According to an article published December 4th, 2007 in CNNMoney.com, mandatory health insurance schemes may not have the desired effect. While the U.S. health- care system is in dire need of reform, the nation's health insurers say consumers can't count on them to cut premiums even with mandatory coverage, which is geared to bring more people into the insurance pool to cut costs.

In addition, many observers are skeptical of mandatory coverage, as it's sure to line the pockets of health carriers by delivering to them a captive constituency as all the nation's uninsured will have to comply or face tax penalties.

Insurers say that won't necessarily be a good thing. They say that while a number of uninsured pose very little or no risk there also are a significant number of those who do. And they aren't promising a slowdown in double-digit annual premium increases. "Some premiums will go up, but people will get insurance that didn't get it before," said David Olson, spokesman for insurer Health Net Inc. (HNT)

And here's the kicker; one state already tried it - and abandoned it. Mohit Ghose, spokesman for America's Health Insurance Plans, an industry trade group that represents major carriers, pointed out mandatory coverage was enacted in Washington state and modeled on the Clinton Administration's 1993 health plan. It was quickly repealed in the mid-1990s when it resulted in higher costs and fewer choices.

Commentary: But the biggest problem with mandatory health insurance is that it forces another unfunded mandate upon people. According to an article in a Dallas newspaper, one family of four was paying over $11,000 per year for full-coverage health insurance. Another person, who was in the gray zone between not rich enough and too rich to qualify for assistance, was delaying mortgage payments in order to meet health insurance costs. It's ironic that those who are the most enthusiastic about mandatory health insurance are those who will either incur no additional financial obligation, or whose health care costs will decline as a result. Isn't it ironic that the rich are always making the rules, and the poor have to pay the most for them?
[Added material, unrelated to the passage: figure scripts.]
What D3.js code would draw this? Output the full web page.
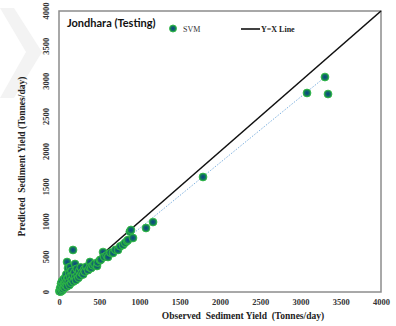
<!DOCTYPE html>
<html>
<head>
<meta charset="utf-8">
<script src="https://cdn.jsdelivr.net/npm/d3@7"></script>
<style>
  html, body { margin: 0; padding: 0; background: #fff; }
  svg { display: block; }
  .tick-lbl { font-family: "Liberation Serif", "Times New Roman", serif; font-weight: bold; font-size: 8.5px; fill: #333; }
  .axis-title { font-family: "Liberation Serif", "Times New Roman", serif; font-weight: bold; font-size: 9.5px; fill: #222; }
</style>
</head>
<body>
<svg id="chart" width="396" height="326"></svg>
<script>
/* ---------- data ---------- */
const xTicks = [0, 500, 1000, 1500, 2000, 2500, 3000, 3500, 4000];
const yTicks = [0, 500, 1000, 1500, 2000, 2500, 3000, 3500, 4000];

// observed vs predicted sediment yield (tonnes/day), SVM testing set
const observed = [5, 10, 15, 20, 25, 30, 35, 40, 45, 50, 55, 60, 65, 70, 75, 80, 85, 90, 95, 100,
  100, 110, 112, 120, 125, 130, 137, 140, 150, 155, 160, 170, 174, 180, 190, 199, 200, 210, 220, 230,
  240, 250, 260, 270, 280, 300, 310, 320, 340, 360, 385, 380, 400, 420, 440, 472, 480, 509, 520, 547,
  560, 590, 609, 640, 671, 700, 733, 760, 795, 820, 845, 857, 880, 894, 919, 1081, 1168, 1789, 3081, 3304, 3342];
const predicted = [10, 30, 60, 5, 120, 50, 150, 20, 90, 40, 180, 70, 110, 60, 200, 130, 90, 250, 160, 80,
  427, 200, 340, 140, 260, 100, 356, 220, 130, 300, 180, 240, 598, 150, 280, 399, 210, 170, 330, 250,
  200, 300, 230, 350, 270, 250, 320, 290, 360, 310, 427, 350, 340, 380, 400, 370, 420, 455, 460, 569,
  500, 520, 498, 560, 555, 600, 598, 650, 669, 700, 726, 740, 860, 883, 769, 911, 996, 1637, 2833, 3060, 2818];

// fitted trend line endpoints (dotted blue)
const trendObs = [30, 3300];
const trendPred = [-2, 3055];
// 1:1 line
const lineObs = [0, 4000];
const linePred = [0, 4000];

/* ---------- layout ---------- */
const svg = d3.select("#chart");
const x = d3.scaleLinear().domain([0, 4000]).range([59, 381]);
const y = d3.scaleLinear().domain([0, 4000]).range([292, 11]);

// faint watermark chevron in the corner
svg.append("path")
  .attr("d", "M0,8 L14,8 L42,52 L14,98 L0,98 L26,52 Z")
  .attr("fill", "#f3f3f3");

const defs = svg.append("defs");
const grad = defs.append("radialGradient").attr("id", "dotfill");
grad.append("stop").attr("offset", "0%").attr("stop-color", "#0b3f86");
grad.append("stop").attr("offset", "55%").attr("stop-color", "#126b6a");
grad.append("stop").attr("offset", "100%").attr("stop-color", "#1f9a3a");

// frame
svg.append("rect")
  .attr("x", x(0)).attr("y", y(4000))
  .attr("width", x(4000) - x(0)).attr("height", y(0) - y(4000))
  .attr("fill", "none").attr("stroke", "#8c8c8c").attr("stroke-width", 1.5);

/* ---------- axes (labels only, no tick marks) ---------- */
const xAxis = d3.axisBottom(x).tickValues(xTicks).tickSize(0).tickPadding(7).tickFormat(d3.format("d"));
const gx = svg.append("g").attr("transform", `translate(0,${y(0)})`).call(xAxis);
gx.select(".domain").remove();
gx.selectAll("text").attr("class", "tick-lbl").attr("font-family", null).attr("font-size", null).attr("fill", null);

const gy = svg.append("g");
gy.selectAll("text").data(yTicks).join("text")
  .attr("class", "tick-lbl")
  .attr("text-anchor", "middle")
  .attr("transform", d => `translate(49,${y(d)}) rotate(-90)`)
  .text(d => d);

svg.append("text").attr("class", "axis-title")
  .attr("x", 243).attr("y", 319).attr("text-anchor", "middle")
  .attr("xml:space", "preserve")
  .text("Observed  Sediment Yield  (Tonnes/day)");

svg.append("text").attr("class", "axis-title")
  .attr("transform", `translate(25,${(y(0) + y(4000)) / 2 + 5}) rotate(-90)`)
  .attr("text-anchor", "middle")
  .attr("xml:space", "preserve")
  .text("Predicted  Sediment Yield (Tonnes/day)");

/* ---------- lines ---------- */
const line = d3.line().x(d => x(d[0])).y(d => y(d[1]));

svg.append("path")
  .datum(trendObs.map((o, i) => [o, trendPred[i]]))
  .attr("d", line)
  .attr("fill", "none").attr("stroke", "#7fb2e0").attr("stroke-width", 1)
  .attr("stroke-dasharray", "1.5,1.5");

svg.append("path")
  .datum(lineObs.map((o, i) => [o, linePred[i]]))
  .attr("d", line)
  .attr("fill", "none").attr("stroke", "#111").attr("stroke-width", 1.6);

/* ---------- points ---------- */
svg.append("g").selectAll("circle")
  .data(observed.map((o, i) => [o, predicted[i]]))
  .join("circle")
  .attr("cx", d => x(d[0])).attr("cy", d => y(d[1]))
  .attr("r", 3.9)
  .attr("fill", "url(#dotfill)")
  .attr("stroke", "#2fb84a").attr("stroke-width", 0.9);

/* ---------- title & legend ---------- */
svg.append("text")
  .attr("x", 67).attr("y", 27)
  .attr("font-family", "Lato, 'Open Sans', sans-serif").attr("font-weight", "bold")
  .attr("font-size", 11).attr("fill", "#111")
  .text("Jondhara (Testing)");

svg.append("circle").attr("cx", 173).attr("cy", 28.5).attr("r", 3.5)
  .attr("fill", "url(#dotfill)").attr("stroke", "#2fb84a").attr("stroke-width", 0.9);
svg.append("text").attr("x", 183).attr("y", 31.5)
  .attr("font-family", "'Liberation Serif', serif").attr("font-size", 8).attr("fill", "#333")
  .text("SVM");

svg.append("line").attr("x1", 241).attr("x2", 260).attr("y1", 29).attr("y2", 29)
  .attr("stroke", "#111").attr("stroke-width", 1.6);
svg.append("text").attr("x", 261).attr("y", 31.5)
  .attr("font-family", "'Liberation Serif', serif").attr("font-weight", "bold")
  .attr("font-size", 8).attr("fill", "#222")
  .text("Y=X Line");
</script>
</body>
</html>
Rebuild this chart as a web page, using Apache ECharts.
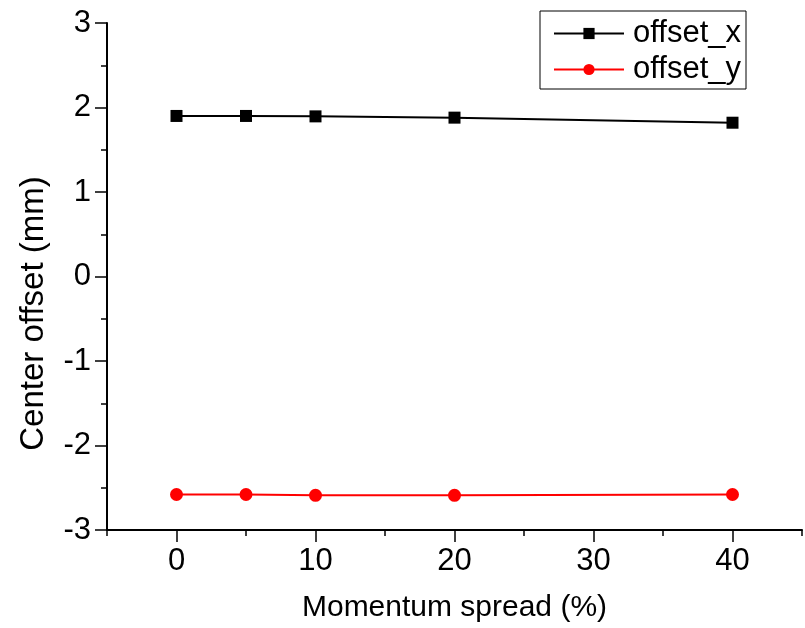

We need to try some intermediate solutions first:

(1) Discriminate between therapeutic care vs. elective care. Therapeutic care, or care necessary to sustain life and basic health, should be the only care subsidized. Elective care should never be subsidized.

(2) More self-medication and use of over-the-counter remedies. People need to be re-directed more towards self-care for minor ailments. If your kid skins his knee, he DOESN'T need to go to the doctor. Pour some hydrogen peroxide on the wound, swab it with Neosporin, then slap a bandaid on it. Repeat ever 12 hours for a couple of days. Don't go to the doctor just for the sniffles, either. Become familiar with Internet medical resources like Web MD.

(3) Get the frigging illegal aliens out of our country now! They clog up our emergency rooms because they don't have insurance. We have no obligation to minister to criminals.

(4) Tort reform. Get rid of punitive damages. Actual damages only. This will reduce the cost of malpractice insurance, which will in turn help flatten rising health costs.

(5) A minor detail, but worth mentioning. No organ transplants for prisoners serving a life sentence. If an organ goes bad, dope them up and let them slip away naturally.

Until we can create a society that offers ALL citizens an opportunity to succeed once again, we cannot afford to be dumping more unfunded mandates on the population.